-- start of RECORDED DATA --

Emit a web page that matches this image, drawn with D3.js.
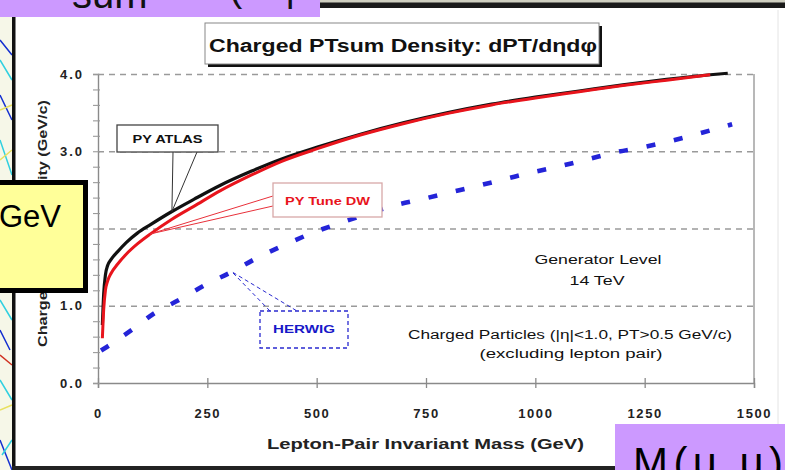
<!DOCTYPE html>
<html>
<head>
<meta charset="utf-8">
<script src="https://cdn.jsdelivr.net/npm/d3@7"></script>
<style>
  html, body { margin: 0; padding: 0; background: #fff; }
  svg { display: block; }
  text { font-family: "Liberation Sans", Arial, sans-serif; }
</style>
</head>
<body>
<svg id="chart" width="785" height="470"></svg>
<script>
// ---- data ----
const xTicks = [0, 250, 500, 750, 1000, 1250, 1500];
const yTicks = [0, 1, 2, 3, 4];
const gridValues = [1, 2, 3, 4];

// PYTHIA ATLAS tune
const atlasMass = [10, 13, 17, 22, 30, 45, 65, 90, 120, 169, 220, 280, 350, 420, 500, 600, 700, 800, 900, 1000, 1100, 1200, 1300, 1400, 1440];
const atlasPt   = [0.75, 1.15, 1.40, 1.52, 1.60, 1.70, 1.82, 1.94, 2.05, 2.22, 2.38, 2.56, 2.74, 2.90, 3.05, 3.22, 3.37, 3.50, 3.61, 3.70, 3.78, 3.86, 3.93, 3.99, 4.01];

// PYTHIA Tune DW
const dwMass = [10, 13, 17, 22, 30, 45, 65, 90, 120, 169, 220, 280, 350, 420, 500, 600, 700, 800, 900, 1000, 1100, 1200, 1300, 1400];
const dwPt   = [0.58, 0.95, 1.20, 1.32, 1.42, 1.54, 1.67, 1.80, 1.93, 2.12, 2.29, 2.49, 2.69, 2.87, 3.03, 3.21, 3.36, 3.49, 3.60, 3.69, 3.77, 3.85, 3.92, 3.99];

// HERWIG
const herwigMass = [7, 21, 78, 128, 187, 245, 306, 364, 428, 489, 553, 617, 679, 741, 800, 867, 931, 995, 1059, 1123, 1187, 1253, 1315, 1381, 1450];
const herwigPt   = [0.42, 0.47, 0.69, 0.90, 1.08, 1.27, 1.44, 1.62, 1.79, 1.94, 2.07, 2.19, 2.30, 2.38, 2.46, 2.55, 2.64, 2.73, 2.81, 2.90, 2.99, 3.06, 3.14, 3.24, 3.35];

const svg = d3.select("#chart");

// ---- slide surroundings ----
// strip of a neighbouring plot on the far left
const strip = svg.append("g");
strip.append("rect").attr("x", 0).attr("y", 17).attr("width", 12).attr("height", 453).attr("fill", "#f6f7e8");
const stripLines = [
  {c: "#1530d0", p: "M0,40 L12,55 M0,95 L12,120 M0,330 L10,350 M0,440 L12,470"},
  {c: "#30d0e0", p: "M0,60 L12,80 M0,140 L12,175 M0,300 L12,320 M0,380 L12,400 M2,455 L12,440"},
  {c: "#e8e060", p: "M0,110 L12,105 M0,160 L12,150 M0,410 L12,405"},
  {c: "#d03020", p: "M0,355 L12,365"}
];
stripLines.forEach(s => strip.append("path").attr("d", s.p).attr("stroke", s.c).attr("stroke-width", 1.5).attr("fill", "none"));
svg.append("rect").attr("x", 12).attr("y", 17).attr("width", 3.5).attr("height", 453).attr("fill", "#111");
svg.append("rect").attr("x", 12).attr("y", 466).attr("width", 773).attr("height", 4).attr("fill", "#222");
svg.append("rect").attr("x", 320).attr("y", 0).attr("width", 465).attr("height", 3).attr("fill", "#cfcfc0");
svg.append("rect").attr("x", 320).attr("y", 2.5).attr("width", 465).attr("height", 5.5).attr("fill", "#1a1a1a");
svg.append("line").attr("x1", 778).attr("x2", 778).attr("y1", 10).attr("y2", 466).attr("stroke", "#e4e4e4");

// ---- scales ----
const x = d3.scaleLinear().domain([0, 1500]).range([98, 754]);
const y = d3.scaleLinear().domain([0, 4]).range([383, 74]);

// ---- grid ----
const grid = svg.append("g").attr("transform", `translate(${x(0)},0)`)
  .call(d3.axisLeft(y).tickValues(gridValues).tickSize(-(x(1500) - x(0) + 3)).tickFormat(""));
grid.select(".domain").remove();
grid.selectAll("line").attr("stroke", "#9a9a9a").attr("stroke-width", 1.4).attr("stroke-dasharray", "6,5");

// right frame edge
svg.append("line").attr("x1", x(1500)).attr("x2", x(1500)).attr("y1", y(4)).attr("y2", y(0))
  .attr("stroke", "#9a9a9a").attr("stroke-width", 1.4);

// ---- axes ----
const xAxis = svg.append("g").attr("transform", `translate(0,${y(0)})`)
  .call(d3.axisBottom(x).tickValues(xTicks).tickSizeOuter(0).tickSize(5).tickFormat(d3.format("d")));
xAxis.select(".domain").attr("stroke", "#8a8a8a").attr("stroke-width", 1.4);
xAxis.selectAll(".tick line").attr("y1", -5).attr("y2", 5).attr("stroke", "#8a8a8a").attr("stroke-width", 1.3);
xAxis.selectAll(".tick text").attr("y", 35).attr("dy", 0)
  .attr("font-size", 13).attr("font-weight", "bold").attr("fill", "#222")
  .attr("letter-spacing", 1.6)
  .attr("font-family", "'Liberation Sans', Arial, sans-serif");

const minorY = d3.range(0, 21).map(i => i * 0.2);
const yAxis = svg.append("g").attr("transform", `translate(${x(0)},0)`)
  .call(d3.axisLeft(y).tickValues(minorY).tickSizeOuter(0).tickSize(5)
    .tickFormat(d => yTicks.some(t => Math.abs(t - d) < 1e-6) ? d3.format(".1f")(d) : ""));
yAxis.select(".domain").attr("stroke", "#8a8a8a").attr("stroke-width", 1.4);
yAxis.selectAll(".tick line").attr("x1", 2).attr("x2", -5).attr("stroke", "#9a9a9a").attr("stroke-width", 1.1);
yAxis.selectAll(".tick text").attr("x", -14)
  .attr("font-size", 13).attr("font-weight", "bold").attr("fill", "#222")
  .attr("letter-spacing", 2)
  .attr("font-family", "'Liberation Sans', Arial, sans-serif");

// axis titles
svg.append("text").attr("x", 267).attr("y", 449)
  .attr("font-size", 14).attr("font-weight", "bold").attr("fill", "#222")
  .attr("textLength", 317).attr("lengthAdjust", "spacingAndGlyphs")
  .text("Lepton-Pair Invariant Mass (GeV)");
svg.append("text").attr("transform", "translate(47,347) rotate(-90)")
  .attr("font-size", 13).attr("font-weight", "bold").attr("fill", "#222")
  .attr("textLength", 247).attr("lengthAdjust", "spacingAndGlyphs")
  .text("Charged PTsum Density (GeV/c)");

// ---- curves ----
const line = d3.line().x(d => x(d[0])).y(d => y(d[1])).curve(d3.curveMonotoneX);
const zip = (a, b) => a.map((v, i) => [v, b[i]]);

svg.append("path").datum(zip(atlasMass, atlasPt)).attr("d", line)
  .attr("fill", "none").attr("stroke", "#111").attr("stroke-width", 3.2);
svg.append("path").datum(zip(dwMass, dwPt)).attr("d", line)
  .attr("fill", "none").attr("stroke", "#e8141c").attr("stroke-width", 3);
svg.append("path").datum(zip(herwigMass, herwigPt)).attr("d", line)
  .attr("fill", "none").attr("stroke", "#2424d8").attr("stroke-width", 4.6)
  .attr("stroke-dasharray", "9,19");

// ---- callouts ----
function callout(o) {
  const g = svg.append("g");
  const tx = x(o.tip[0]), ty = y(o.tip[1]);
  g.append("path")
    .attr("d", `M${o.base[0][0]},${o.base[0][1]} L${tx},${ty} L${o.base[1][0]},${o.base[1][1]}`)
    .attr("fill", "none").attr("stroke", o.lineColor).attr("stroke-width", 1)
    .attr("stroke-dasharray", o.dash || null);
  g.append("rect").attr("x", o.box[0]).attr("y", o.box[1]).attr("width", o.box[2]).attr("height", o.box[3])
    .attr("fill", "#fff").attr("stroke", o.boxColor).attr("stroke-width", 1.3)
    .attr("stroke-dasharray", o.dash || null);
  g.append("text").attr("x", o.box[0] + o.box[2] / 2).attr("y", o.baseline)
    .attr("text-anchor", "middle").attr("font-size", 10.5).attr("font-weight", "bold")
    .attr("fill", o.textColor).attr("textLength", o.width).attr("lengthAdjust", "spacingAndGlyphs")
    .text(o.label);
}
callout({label: "PY ATLAS", tip: [atlasMass[9], atlasPt[9]], box: [117, 125, 101, 27],
  base: [[173, 152], [197, 152]], baseline: 143, width: 70,
  lineColor: "#333", boxColor: "#444", textColor: "#111"});
callout({label: "PY Tune DW", tip: [dwMass[8], dwPt[8]], box: [273, 183, 109, 34],
  base: [[273, 196], [273, 206]], baseline: 205, width: 85,
  lineColor: "#e8303a", boxColor: "#d8a8a8", textColor: "#e8141c"});
callout({label: "HERWIG", tip: [herwigMass[6], herwigPt[6]], box: [260, 311, 88, 37],
  base: [[270, 311], [297, 311]], baseline: 333, width: 62, dash: "4,3",
  lineColor: "#2a2ad0", boxColor: "#2a2ad0", textColor: "#1818c8"});

// ---- plot notes ----
const notes = [
  {t: "Generator Level", cx: 598, y: 264, w: 127},
  {t: "14 TeV", cx: 597, y: 285, w: 55},
  {t: "Charged Particles (|η|<1.0, PT>0.5 GeV/c)", cx: 570, y: 339, w: 324},
  {t: "(excluding lepton pair)", cx: 571, y: 358, w: 183}
];
notes.forEach(n => svg.append("text").attr("x", n.cx).attr("y", n.y).attr("text-anchor", "middle")
  .attr("font-size", 12).attr("fill", "#111").attr("textLength", n.w).attr("lengthAdjust", "spacingAndGlyphs")
  .text(n.t));

// ---- title box ----
svg.append("rect").attr("x", 208).attr("y", 26).attr("width", 394).attr("height", 41).attr("fill", "#111");
svg.append("rect").attr("x", 205).attr("y", 23).attr("width", 394).attr("height", 41)
  .attr("fill", "#fff").attr("stroke", "#888").attr("stroke-width", 1);
svg.append("text").attr("x", 209).attr("y", 52)
  .attr("font-size", 18).attr("font-weight", "bold").attr("fill", "#111")
  .attr("textLength", 388).attr("lengthAdjust", "spacingAndGlyphs")
  .text("Charged PTsum Density: dPT/dηdφ");

// ---- slide overlays ----
svg.append("rect").attr("x", 0).attr("y", 0).attr("width", 320).attr("height", 17).attr("fill", "#cc99ff");
svg.append("text").attr("x", 72).attr("y", 8).attr("font-size", 40).attr("fill", "#111")
  .attr("font-family", "Arial, 'Liberation Sans', sans-serif").text("sum");
svg.append("text").attr("x", 229).attr("y", 1).attr("font-size", 40).attr("fill", "#111").text("(");
svg.append("text").attr("x", 285).attr("y", 1).attr("font-size", 40).attr("fill", "#111").text("|");

svg.append("rect").attr("x", -10).attr("y", 182.5).attr("width", 95.5).attr("height", 108)
  .attr("fill", "#ffff99").attr("stroke", "#000").attr("stroke-width", 5);
svg.append("text").attr("x", -1).attr("y", 227).attr("font-size", 31).attr("fill", "#000").text("GeV");

svg.append("rect").attr("x", 615).attr("y", 424).attr("width", 170).attr("height", 46).attr("fill", "#cc99ff");
svg.append("text").attr("x", 633).attr("y", 477).attr("font-size", 42).attr("fill", "#000")
  .attr("textLength", 150).attr("lengthAdjust", "spacing").text("M(μ μ)");
</script>
</body>
</html>
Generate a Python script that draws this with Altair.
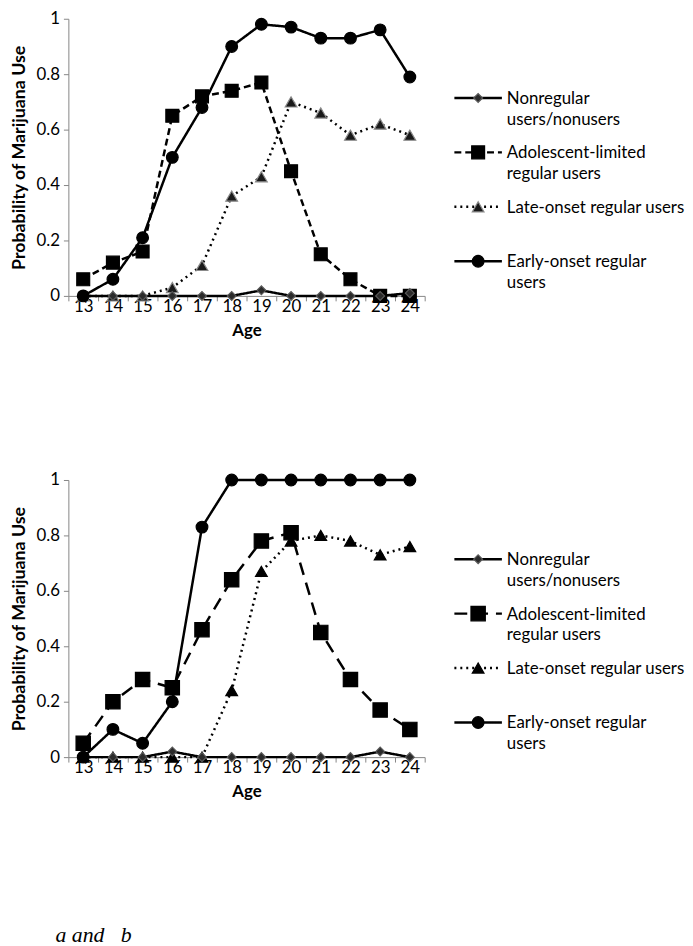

-- end of RECORDED DATA --

EXERCISE BRIEF:
Skip the pictures and quote each line of the entries above, from the first through the line with "const gridValues = [1, 2, 3, 4];", exactly as it appears.

RESULT OF THE EXERCISE:
Emit a web page that matches this image, drawn with D3.js.
<!DOCTYPE html>
<html>
<head>
<meta charset="utf-8">
<script src="https://cdn.jsdelivr.net/npm/d3@7"></script>
<style>
  html, body { margin: 0; padding: 0; background: #fff; }
  svg { display: block; }
  text { font-family: "Liberation Sans", Arial, sans-serif; }
</style>
</head>
<body>
<svg id="chart" width="785" height="470"></svg>
<script>
// ---- data ----
const xTicks = [0, 250, 500, 750, 1000, 1250, 1500];
const yTicks = [0, 1, 2, 3, 4];
const gridValues = [1, 2, 3, 4];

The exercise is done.